At the time of the 154-day report of 2016, Republicans (37.11%) held a lead over Democrats (36.53%) by just more than 2,000 registered voters, or nearly 1%, while no party preference tallied at 21% and independents at 3.13%. 

On a more local look, this year there are close to 137,000 people registered in Santa Clarita alone, with Democrats tallying 48,000 voters, Republicans just behind at 46,000, independents at 4,400 and no party preference at 34,200. 

In 2016, about 24,000 fewer people were registered 154 days before the primary election in June, with about 43,700 Republicans, 37,000 Democrats, 3,600 independents and 25,200 registering with no party preference. 

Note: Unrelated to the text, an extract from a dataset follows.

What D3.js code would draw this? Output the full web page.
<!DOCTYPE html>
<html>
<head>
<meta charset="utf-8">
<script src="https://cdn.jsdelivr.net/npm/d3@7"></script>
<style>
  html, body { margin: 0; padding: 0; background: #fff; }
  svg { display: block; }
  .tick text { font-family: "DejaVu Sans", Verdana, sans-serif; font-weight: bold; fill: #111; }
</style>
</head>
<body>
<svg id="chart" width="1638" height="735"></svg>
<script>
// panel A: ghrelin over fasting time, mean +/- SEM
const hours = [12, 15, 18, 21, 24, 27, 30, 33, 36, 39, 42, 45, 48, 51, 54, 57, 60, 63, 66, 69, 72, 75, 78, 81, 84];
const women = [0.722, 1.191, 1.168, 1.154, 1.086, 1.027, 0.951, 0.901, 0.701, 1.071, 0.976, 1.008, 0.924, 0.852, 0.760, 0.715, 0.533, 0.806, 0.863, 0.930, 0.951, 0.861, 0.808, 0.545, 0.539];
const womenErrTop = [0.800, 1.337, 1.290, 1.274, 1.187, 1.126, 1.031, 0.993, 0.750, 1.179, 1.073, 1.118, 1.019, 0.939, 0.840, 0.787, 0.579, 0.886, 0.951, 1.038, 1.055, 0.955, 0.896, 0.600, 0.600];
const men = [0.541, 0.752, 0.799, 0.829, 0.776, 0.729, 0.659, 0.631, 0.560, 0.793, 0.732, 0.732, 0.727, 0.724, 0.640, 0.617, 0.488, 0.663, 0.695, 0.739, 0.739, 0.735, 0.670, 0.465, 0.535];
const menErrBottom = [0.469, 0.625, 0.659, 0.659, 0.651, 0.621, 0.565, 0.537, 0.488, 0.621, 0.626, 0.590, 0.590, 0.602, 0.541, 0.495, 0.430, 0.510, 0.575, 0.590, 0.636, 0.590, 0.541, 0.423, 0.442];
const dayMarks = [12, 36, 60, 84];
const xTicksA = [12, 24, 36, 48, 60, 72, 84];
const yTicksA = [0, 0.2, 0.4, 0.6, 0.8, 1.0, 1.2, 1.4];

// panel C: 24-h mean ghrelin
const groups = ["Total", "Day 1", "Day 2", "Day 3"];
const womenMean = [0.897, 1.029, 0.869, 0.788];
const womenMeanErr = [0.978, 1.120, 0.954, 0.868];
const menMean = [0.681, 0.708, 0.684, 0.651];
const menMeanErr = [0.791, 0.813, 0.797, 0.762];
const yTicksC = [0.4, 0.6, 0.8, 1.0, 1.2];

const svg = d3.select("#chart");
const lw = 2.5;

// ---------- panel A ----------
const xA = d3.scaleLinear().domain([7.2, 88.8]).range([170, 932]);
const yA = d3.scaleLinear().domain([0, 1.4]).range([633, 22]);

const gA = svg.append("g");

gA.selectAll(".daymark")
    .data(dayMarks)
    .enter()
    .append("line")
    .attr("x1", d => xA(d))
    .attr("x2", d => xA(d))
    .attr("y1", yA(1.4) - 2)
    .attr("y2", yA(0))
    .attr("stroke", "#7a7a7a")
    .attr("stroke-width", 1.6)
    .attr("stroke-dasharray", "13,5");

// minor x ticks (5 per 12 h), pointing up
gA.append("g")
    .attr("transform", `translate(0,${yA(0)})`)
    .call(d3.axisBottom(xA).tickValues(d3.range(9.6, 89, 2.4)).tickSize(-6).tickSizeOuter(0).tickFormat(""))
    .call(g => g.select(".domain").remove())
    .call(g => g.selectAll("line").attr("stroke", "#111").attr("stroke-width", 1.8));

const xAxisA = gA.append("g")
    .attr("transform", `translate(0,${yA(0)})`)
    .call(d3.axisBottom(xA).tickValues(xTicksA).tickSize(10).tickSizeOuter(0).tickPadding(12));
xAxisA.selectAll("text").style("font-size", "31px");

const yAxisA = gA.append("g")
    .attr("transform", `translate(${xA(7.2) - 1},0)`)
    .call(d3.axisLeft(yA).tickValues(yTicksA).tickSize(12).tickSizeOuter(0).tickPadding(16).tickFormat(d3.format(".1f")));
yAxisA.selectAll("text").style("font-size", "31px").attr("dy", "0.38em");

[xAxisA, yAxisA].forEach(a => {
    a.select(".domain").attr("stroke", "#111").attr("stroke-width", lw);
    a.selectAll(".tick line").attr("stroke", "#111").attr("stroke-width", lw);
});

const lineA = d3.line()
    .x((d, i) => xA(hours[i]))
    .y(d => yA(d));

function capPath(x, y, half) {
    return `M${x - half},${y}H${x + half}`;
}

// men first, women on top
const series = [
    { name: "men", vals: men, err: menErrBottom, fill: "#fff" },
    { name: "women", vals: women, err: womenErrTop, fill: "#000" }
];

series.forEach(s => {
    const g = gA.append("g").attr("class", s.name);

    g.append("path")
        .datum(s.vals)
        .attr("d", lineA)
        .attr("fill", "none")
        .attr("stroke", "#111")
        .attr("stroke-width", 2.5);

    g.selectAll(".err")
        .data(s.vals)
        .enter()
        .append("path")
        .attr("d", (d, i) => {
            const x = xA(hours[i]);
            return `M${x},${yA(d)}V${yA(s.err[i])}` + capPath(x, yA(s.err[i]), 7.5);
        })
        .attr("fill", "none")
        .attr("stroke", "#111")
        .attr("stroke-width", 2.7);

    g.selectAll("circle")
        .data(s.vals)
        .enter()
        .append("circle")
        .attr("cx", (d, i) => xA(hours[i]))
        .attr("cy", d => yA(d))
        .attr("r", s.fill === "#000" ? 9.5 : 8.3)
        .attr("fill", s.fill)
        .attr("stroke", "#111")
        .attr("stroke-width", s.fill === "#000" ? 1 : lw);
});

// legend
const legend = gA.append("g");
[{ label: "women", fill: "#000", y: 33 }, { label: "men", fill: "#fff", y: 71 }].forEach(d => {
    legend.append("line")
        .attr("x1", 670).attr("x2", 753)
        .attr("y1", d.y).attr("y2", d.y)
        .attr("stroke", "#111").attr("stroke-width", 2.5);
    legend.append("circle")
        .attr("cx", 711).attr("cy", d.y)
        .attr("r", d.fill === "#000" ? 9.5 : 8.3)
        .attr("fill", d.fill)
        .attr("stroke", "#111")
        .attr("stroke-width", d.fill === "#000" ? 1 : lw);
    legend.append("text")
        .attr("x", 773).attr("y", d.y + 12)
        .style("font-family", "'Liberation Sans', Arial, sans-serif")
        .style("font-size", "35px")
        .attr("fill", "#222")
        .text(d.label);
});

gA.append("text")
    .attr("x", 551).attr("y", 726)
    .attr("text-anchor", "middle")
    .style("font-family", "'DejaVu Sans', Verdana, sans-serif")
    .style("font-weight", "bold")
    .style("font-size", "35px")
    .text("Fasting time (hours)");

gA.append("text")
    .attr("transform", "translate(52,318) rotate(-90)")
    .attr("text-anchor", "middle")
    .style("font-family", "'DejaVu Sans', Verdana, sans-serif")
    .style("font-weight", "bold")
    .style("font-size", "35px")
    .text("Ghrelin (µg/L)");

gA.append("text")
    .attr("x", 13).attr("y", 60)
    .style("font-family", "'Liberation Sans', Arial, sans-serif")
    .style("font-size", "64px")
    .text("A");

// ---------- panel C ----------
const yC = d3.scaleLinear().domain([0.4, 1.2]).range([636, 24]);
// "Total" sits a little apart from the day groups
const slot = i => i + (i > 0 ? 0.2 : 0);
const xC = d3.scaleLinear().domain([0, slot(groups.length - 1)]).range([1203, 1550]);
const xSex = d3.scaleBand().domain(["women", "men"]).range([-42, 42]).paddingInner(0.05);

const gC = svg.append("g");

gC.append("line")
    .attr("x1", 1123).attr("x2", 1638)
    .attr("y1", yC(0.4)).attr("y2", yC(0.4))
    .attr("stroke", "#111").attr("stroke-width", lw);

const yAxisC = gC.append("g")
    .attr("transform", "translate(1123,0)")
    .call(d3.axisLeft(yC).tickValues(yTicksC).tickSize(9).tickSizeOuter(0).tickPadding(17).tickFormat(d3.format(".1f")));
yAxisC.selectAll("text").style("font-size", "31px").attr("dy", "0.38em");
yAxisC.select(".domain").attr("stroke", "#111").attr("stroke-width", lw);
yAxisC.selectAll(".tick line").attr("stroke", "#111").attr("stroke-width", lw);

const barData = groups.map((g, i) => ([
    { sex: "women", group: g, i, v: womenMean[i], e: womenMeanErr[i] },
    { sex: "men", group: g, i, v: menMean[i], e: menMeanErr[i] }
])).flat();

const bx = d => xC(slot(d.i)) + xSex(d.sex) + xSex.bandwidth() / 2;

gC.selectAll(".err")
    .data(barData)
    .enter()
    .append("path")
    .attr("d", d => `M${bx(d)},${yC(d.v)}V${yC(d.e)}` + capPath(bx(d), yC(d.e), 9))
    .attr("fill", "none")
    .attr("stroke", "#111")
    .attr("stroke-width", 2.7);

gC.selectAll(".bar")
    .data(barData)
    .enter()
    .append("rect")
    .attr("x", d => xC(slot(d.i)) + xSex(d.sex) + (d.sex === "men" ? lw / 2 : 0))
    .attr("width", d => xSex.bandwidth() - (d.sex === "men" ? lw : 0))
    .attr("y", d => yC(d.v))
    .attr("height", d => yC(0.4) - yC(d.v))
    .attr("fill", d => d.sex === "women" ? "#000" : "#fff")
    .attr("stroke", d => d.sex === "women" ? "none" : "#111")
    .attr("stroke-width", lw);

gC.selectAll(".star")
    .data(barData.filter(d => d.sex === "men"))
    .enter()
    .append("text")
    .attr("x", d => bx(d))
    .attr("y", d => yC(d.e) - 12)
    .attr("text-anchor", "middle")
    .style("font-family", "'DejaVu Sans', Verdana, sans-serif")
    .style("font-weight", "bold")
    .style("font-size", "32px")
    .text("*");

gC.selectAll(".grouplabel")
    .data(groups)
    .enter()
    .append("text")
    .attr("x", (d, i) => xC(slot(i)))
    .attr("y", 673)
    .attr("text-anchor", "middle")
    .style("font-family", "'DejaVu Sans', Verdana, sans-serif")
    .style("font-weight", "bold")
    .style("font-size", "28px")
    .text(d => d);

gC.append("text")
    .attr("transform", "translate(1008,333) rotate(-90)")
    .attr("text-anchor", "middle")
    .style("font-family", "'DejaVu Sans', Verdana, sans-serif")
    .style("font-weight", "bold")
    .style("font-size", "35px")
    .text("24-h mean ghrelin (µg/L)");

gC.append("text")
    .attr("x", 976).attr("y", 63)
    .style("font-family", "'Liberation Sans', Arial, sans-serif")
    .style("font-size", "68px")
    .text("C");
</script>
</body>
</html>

The figures are also broken up by county districts — SCV falls under Los Angeles County’s 5th District. A total of 1.16 million people registered. More than 480,000 people registered as Democrat, 300,000 as Republican, 317,000 as no party preference and 31,000 as independent. 

A Democratic lead was also evident in Democratic Assemblywoman Christy Smith’s 38th District and Republican State Sen. Scott Wilk’s 21st District, with a registration percentage reaching in the mid-to-high 30s for Democrats and Republicans in the lower 30s. 

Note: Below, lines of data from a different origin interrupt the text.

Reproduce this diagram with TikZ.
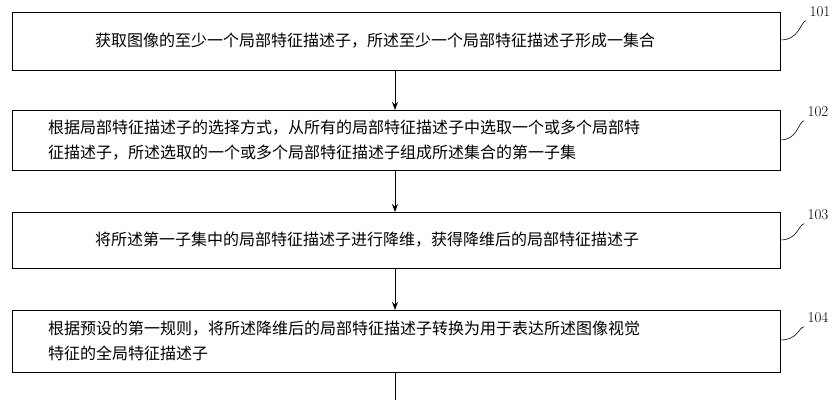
\documentclass[tikz,border=0pt]{standalone}
\usepackage{fontspec}
\usetikzlibrary{arrows.meta}
\newfontfamily\cjk{Noto Sans CJK SC}
\begin{document}
\begin{tikzpicture}[x=1pt,y=-1pt,
  boxs/.style={draw,line width=0.8pt,minimum width=768pt,anchor=north west,inner sep=0pt},
  txt/.style={anchor=west,font=\cjk\fontsize{16}{25}\selectfont,align=left,inner sep=0pt},
  lab/.style={font=\fontsize{15}{17}\selectfont},
  arr/.style={-{Stealth[length=8pt,width=6pt]},line width=0.8pt}]
\useasboundingbox (0,0) rectangle (840,400);
\node[boxs,minimum height=58pt] (b1) at (12,12) {};
\node[boxs,minimum height=60pt] (b2) at (12,110) {};
\node[boxs,minimum height=56pt] (b3) at (12,212) {};
\node[boxs,minimum height=62pt] (b4) at (12,310) {};
\node[txt] (t1) at (95,41) {获取图像的至少一个局部特征描述子，所述至少一个局部特征描述子形成一集合};
\node[txt] (t2) at (48,140) {根据局部特征描述子的选择方式，从所有的局部特征描述子中选取一个或多个局部特\\征描述子，所述选取的一个或多个局部特征描述子组成所述集合的第一子集};
\node[txt] (t3) at (95,240) {将所述第一子集中的局部特征描述子进行降维，获得降维后的局部特征描述子};
\node[txt] (t4) at (48,341) {根据预设的第一规则，将所述降维后的局部特征描述子转换为用于表达所述图像视觉\\特征的全局特征描述子};
\draw[arr] (b1.south -| 395,0) -- (b2.north -| 395,0);
\draw[arr] (b2.south -| 395,0) -- (b3.north -| 395,0);
\draw[arr] (b3.south -| 395,0) -- (b4.north -| 395,0);
\coordinate (e) at (395,400);
\draw[line width=0.8pt] (b4.south -| 395,0) -- (e);
\node[lab] (l1) at (820,12) {101};
\node[lab] (l2) at (818,112) {102};
\node[lab] (l3) at (818,215) {103};
\node[lab] (l4) at (818,318) {104};
\draw[line width=0.6pt] (780,40) .. controls (800,40) and (800,22) .. (l1.south west);
\draw[line width=0.6pt] (780,140) .. controls (798,140) and (798,122) .. (l2.south west);
\draw[line width=0.6pt] (780,240) .. controls (798,240) and (798,225) .. (l3.south west);
\draw[line width=0.6pt] (780,340) .. controls (798,340) and (798,328) .. (l4.south west);
\end{tikzpicture}
\end{document}
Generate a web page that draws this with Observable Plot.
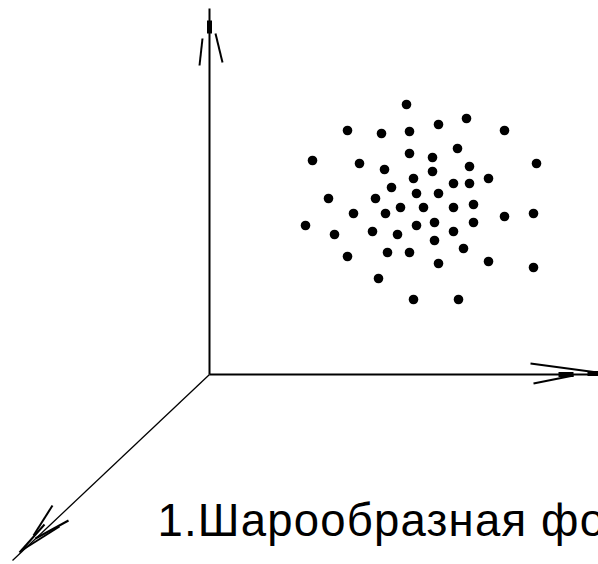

These figures generally reflect a pattern occurring across California, according to Lena Smyth, a political science professor at College of the Canyons. 

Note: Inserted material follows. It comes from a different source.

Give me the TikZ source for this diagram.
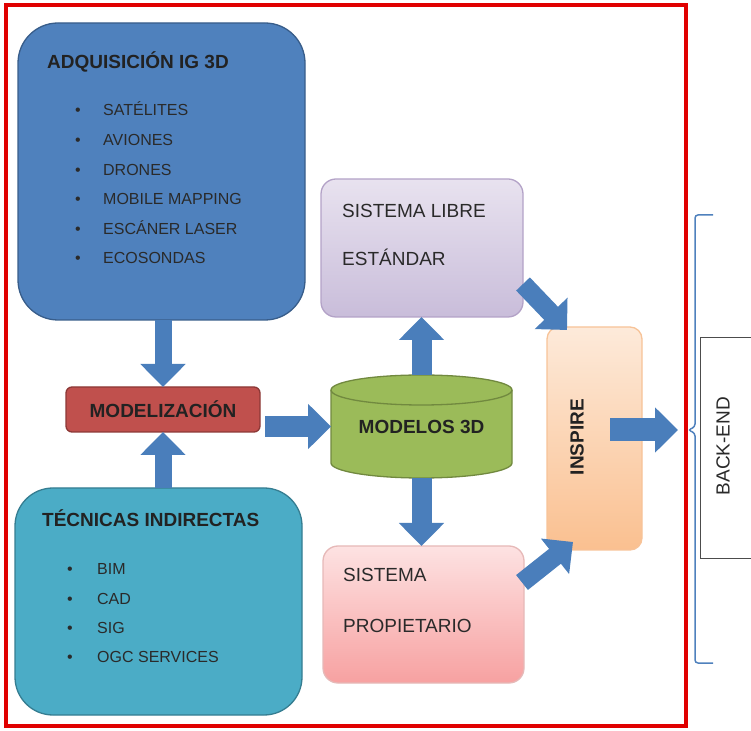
\documentclass[tikz,border=0pt]{standalone}
\usepackage{fontspec}
\setmainfont{Liberation Sans}
\usetikzlibrary{arrows.meta,backgrounds}
\definecolor{frame}{HTML}{E00000}
\definecolor{adqfill}{HTML}{4F81BD}
\definecolor{adqline}{HTML}{385D8A}
\definecolor{tecfill}{HTML}{4BACC6}
\definecolor{tecline}{HTML}{357D91}
\definecolor{modfill}{HTML}{C0504D}
\definecolor{modline}{HTML}{8C3836}
\definecolor{cylfill}{HTML}{9BBB59}
\definecolor{cylline}{HTML}{71893F}
\definecolor{libtop}{HTML}{E8E2EF}
\definecolor{libbot}{HTML}{C9BDDA}
\definecolor{libline}{HTML}{B3A2C7}
\definecolor{proptop}{HTML}{FDE2E2}
\definecolor{propbot}{HTML}{F7A1A1}
\definecolor{propline}{HTML}{E6B9B8}
\definecolor{instop}{HTML}{FDEADA}
\definecolor{insbot}{HTML}{FAC090}
\definecolor{insline}{HTML}{F7C398}
\definecolor{arrowblue}{HTML}{4A7EBB}
\definecolor{txt}{HTML}{2A2A2A}

\tikzset{
  bigbox/.style={rectangle, rounded corners=#1, line width=1.3pt, inner sep=0pt, outer sep=0pt},
  title/.style={font=\fontsize{19}{22}\selectfont\bfseries, text=txt!80!black, inner sep=0pt, anchor=base west},
  item/.style={font=\fontsize{16}{19}\selectfont, text=txt, inner sep=0pt, anchor=base west},
  boxtext/.style={font=\fontsize{19}{22}\selectfont, text=txt, inner sep=0pt, anchor=base west},
  bigarrow/.style={arrowblue, line width=#1, -{Triangle[length=23pt,width=44pt]}},
  bigarrow/.default=18pt
}

\begin{document}
\begin{tikzpicture}[x=1pt,y=1pt]
\useasboundingbox (0,0) rectangle (751,730);
\draw [frame, line width=4pt] (6,4) rectangle (685.5,724.5);

\node [bigbox=40pt, fill=adqfill, draw=adqline, minimum width=287, minimum height=297] (adq) at (161.5,558.5) {};
\node [title] (adqtitle) at (47,661) {ADQUISICIÓN IG 3D};
\foreach \t [count=\i from 0] in {SATÉLITES, AVIONES, DRONES, MOBILE MAPPING, ESCÁNER LASER, ECOSONDAS}
  \node [item] (adqitem\i) at (75,{614-29.6*\i}) {\makebox[28pt][l]{\textbullet}\t};

\node [bigbox=38pt, fill=tecfill, draw=tecline, minimum width=287, minimum height=227] (tec) at (158.5,128.5) {};
\node [title] (tectitle) at (42,203) {TÉCNICAS INDIRECTAS};
\foreach \t [count=\i from 0] in {BIM, CAD, SIG, OGC SERVICES}
  \node [item] (tecitem\i) at (67,{155-29.3*\i}) {\makebox[30pt][l]{\textbullet}\t};

\node [bigbox=6pt, fill=modfill, draw=modline, minimum width=194, minimum height=45,
       font=\fontsize{19}{22}\selectfont\bfseries, text=txt!80!black] (model) at (163,320.5) {MODELIZACIÓN};

\node [inner sep=0pt, outer sep=0pt, minimum width=181, minimum height=103,
       font=\fontsize{19}{22}\selectfont\bfseries, text=txt!80!black] (m3d) at (421.5,303.5) {MODELOS 3D};
\begin{scope}[on background layer]
\draw [fill=cylfill, draw=cylline, line width=1.3pt] ([yshift=-15pt]m3d.north west) -- ([yshift=15pt]m3d.south west)
  arc [start angle=180, end angle=360, x radius=90.5, y radius=15] -- ([yshift=-15pt]m3d.north east)
  arc [start angle=0, end angle=180, x radius=90.5, y radius=15] -- cycle;
\draw [cylline, line width=1.3pt] ([yshift=-15pt]m3d.north west) arc [start angle=180, end angle=360, x radius=90.5, y radius=15];
\end{scope}

\node [bigbox=15pt, top color=libtop, bottom color=libbot, draw=libline, minimum width=202, minimum height=138] (libre) at (422,482) {};
\node [boxtext] (libre1) at (342,512) {SISTEMA LIBRE};
\node [boxtext] (libre2) at (342,464) {ESTÁNDAR};

\node [bigbox=15pt, top color=proptop, bottom color=propbot, draw=propline, minimum width=201, minimum height=137] (prop) at (423.5,115.5) {};
\node [boxtext] (prop1) at (343,148) {SISTEMA};
\node [boxtext] (prop2) at (343,97) {PROPIETARIO};

\node [bigbox=12pt, top color=instop, bottom color=insbot, draw=insline, minimum width=95, minimum height=223] (inspire) at (594.5,291.5) {};
\node [rotate=90, inner sep=0pt, font=\fontsize{19}{22}\selectfont\bfseries, text=txt!80!black] (inspirelbl) at (577,293) {INSPIRE};

\draw [black!70, line width=0.8pt] (751,393) -- (700,393) -- (700,172) -- (751,172);
\node [rotate=90, inner sep=0pt, font=\fontsize{19}{22}\selectfont, text=txt] (backend) at (723,284) {BACK-END};

\coordinate (brace) at (688,300);
\draw [adqfill, line width=1.5pt, rounded corners=3pt] (713,515) -| (695,303) -- (brace) -- (695,297) |- (713,67);

\draw [bigarrow=17pt] (adq.south -| model.north) -- (model.north);
\draw [bigarrow=17pt] (tec.north -| model.south) -- (model.south);
\draw [bigarrow=21pt, shorten <=5pt] (model.east |- m3d.west) -- (m3d.west);
\draw [bigarrow=20pt] (m3d.north) -- (m3d.north |- libre.south);
\draw [bigarrow=20pt] (m3d.south) -- (m3d.south |- prop.north);
\draw [bigarrow=19pt] ([yshift=-36pt]libre.east) -- ([xshift=20pt,yshift=-3pt]inspire.north west);
\draw [bigarrow=19pt] ([xshift=-2pt,yshift=32pt]prop.east) -- ([xshift=26pt,yshift=8pt]inspire.south west);
\draw [bigarrow=23pt] ([xshift=-32pt]inspire.east |- brace) -- ([xshift=-10pt]brace);
\end{tikzpicture}
\end{document}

“What you’re seeing here is a reflection of what’s happening statewide in California,” she said. “Over the last 10-plus years, you’re seeing Republican registration on the decline and the Democrats stayed pretty flat and an increase in the no party preference.” 

Part of the Democratic Party’s slight rise in voter registration percentages stems from a demographic shift in the district as younger families move north into the area, she added. 

Another aspect is attributed to “Democrats (being) better at registering people than Republicans,” said Joe Messina, communications director for the 38th Republican Central Committee.

That’s “driven by a combination of years of work by local volunteers and by population shifts in the district,” according to Chad Kampbell, president of the local Democratic Alliance for Action.

In 2018, seven California GOP congressional incumbents lost their seats to Democrats during the midterm elections, including in the 25th Congressional District, where former Rep. Katie Hill, D-Agua Dulce, unseated Republican Rep. Steve Knight, in a seat that was held by Republicans for nearly 30 consecutive years.  

Days after Hill’s sudden resignation last month amid an ethics investigation into alleged improper relations with staffers, Knight announced his campaign to represent the district once again. He is joined by four other GOP candidates in the race and seven Democrats, including Smith. 

Meanwhile, both parties will court the voters who aligned with no party at all, which will be the ones who decide the 2020 election, said Smyth. 

“Statewide and in the 25th (Congressional District), you see both parties courting the independent voters,” she said. “Even though they aren’t registered with a particular party, Republicans will target those leaning more conservative and the same for Democrats who lean more liberal. Both parties are trying to get as many to the polls.”